Issue 38 – May 2012
The Department of Labour's Employment Agreement Builder is making it easier for employers to stay up to date with employment relations legislation.
Since July 2011, employers have been required to keep copies on record of all employment agreements or terms and conditions of employment signed by themselves and their employees.
This means that now, more than ever before, employers must make sure they cross all the t's and dot all the i's on their employment agreements.
Having a signed employment agreement makes good business sense – it documents what was agreed between the employer and employee. And this is where the Employment Agreement Builder comes in.
The Employment Agreement Builder is an online tool that helps you draft your agreement in the correct way by showing you the clauses you must use as well as the optional clauses that may still be relevant and useful to meet your specific requirements.
The Employment Agreement Builder takes the hassle out of drafting your agreement and offers you the peace of mind of knowing that you and your employee have agreed on terms.
It's also free to use and can be completed in as little as 20 minutes.
Important facts about employment agreements
Employment agreements have been required by law since the introduction of the Employment Relations Act 2000.
All employment agreements must include the mandatory clauses, which can be found on the Department of Labour website.
If the employment arrangement includes a 90-day trial period (trial periods are optional), it must be in the written employment agreement, and agreed before employment starts.

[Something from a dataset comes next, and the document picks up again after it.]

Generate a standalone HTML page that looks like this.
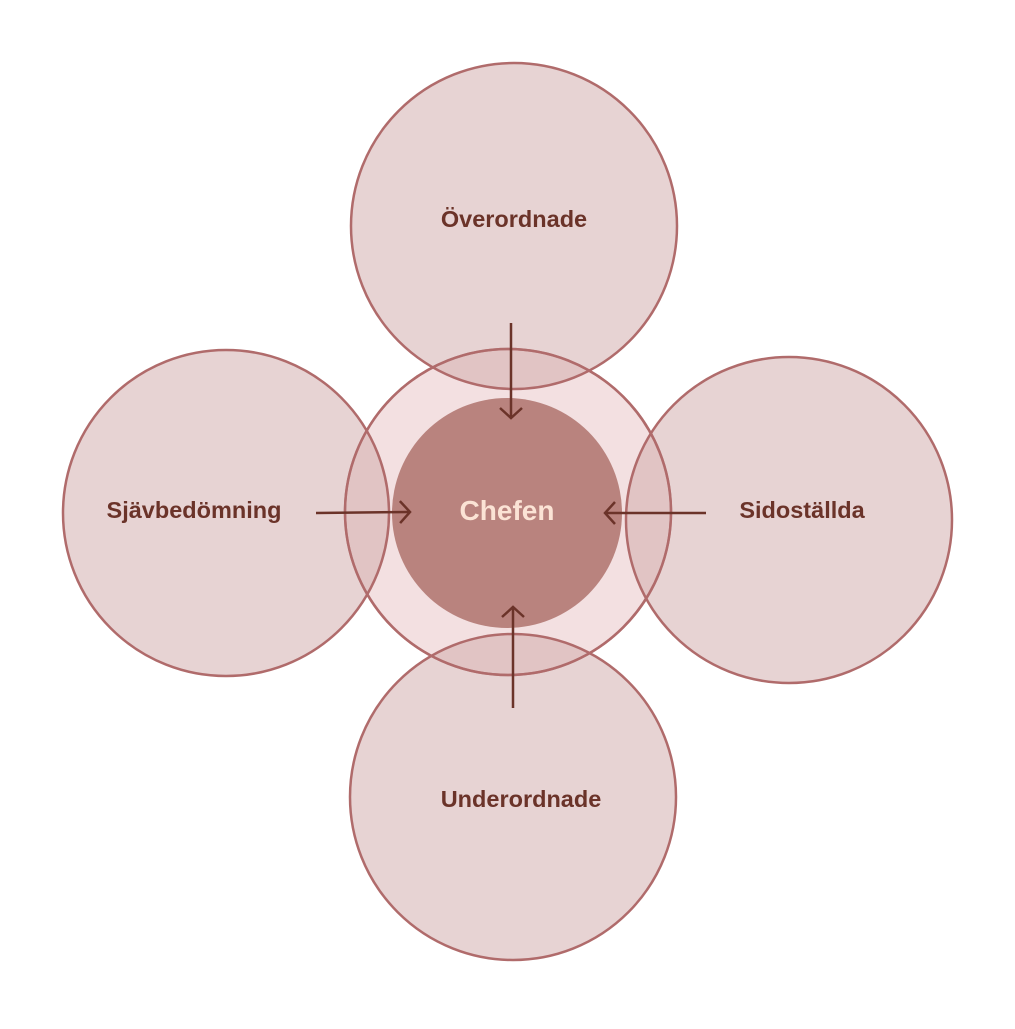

If agreement with an employee can't be reached or the employee has not signed the agreement, as an employer you must retain a copy of an intended agreement or current terms and conditions of employment, and record the steps you have taken to put an agreement in place.
Individuals found to be non-compliant with employment relations law can be penalised with a fine up to $10,000, while bodies corporate can be fined up to $20,000 if the matter is not remedied.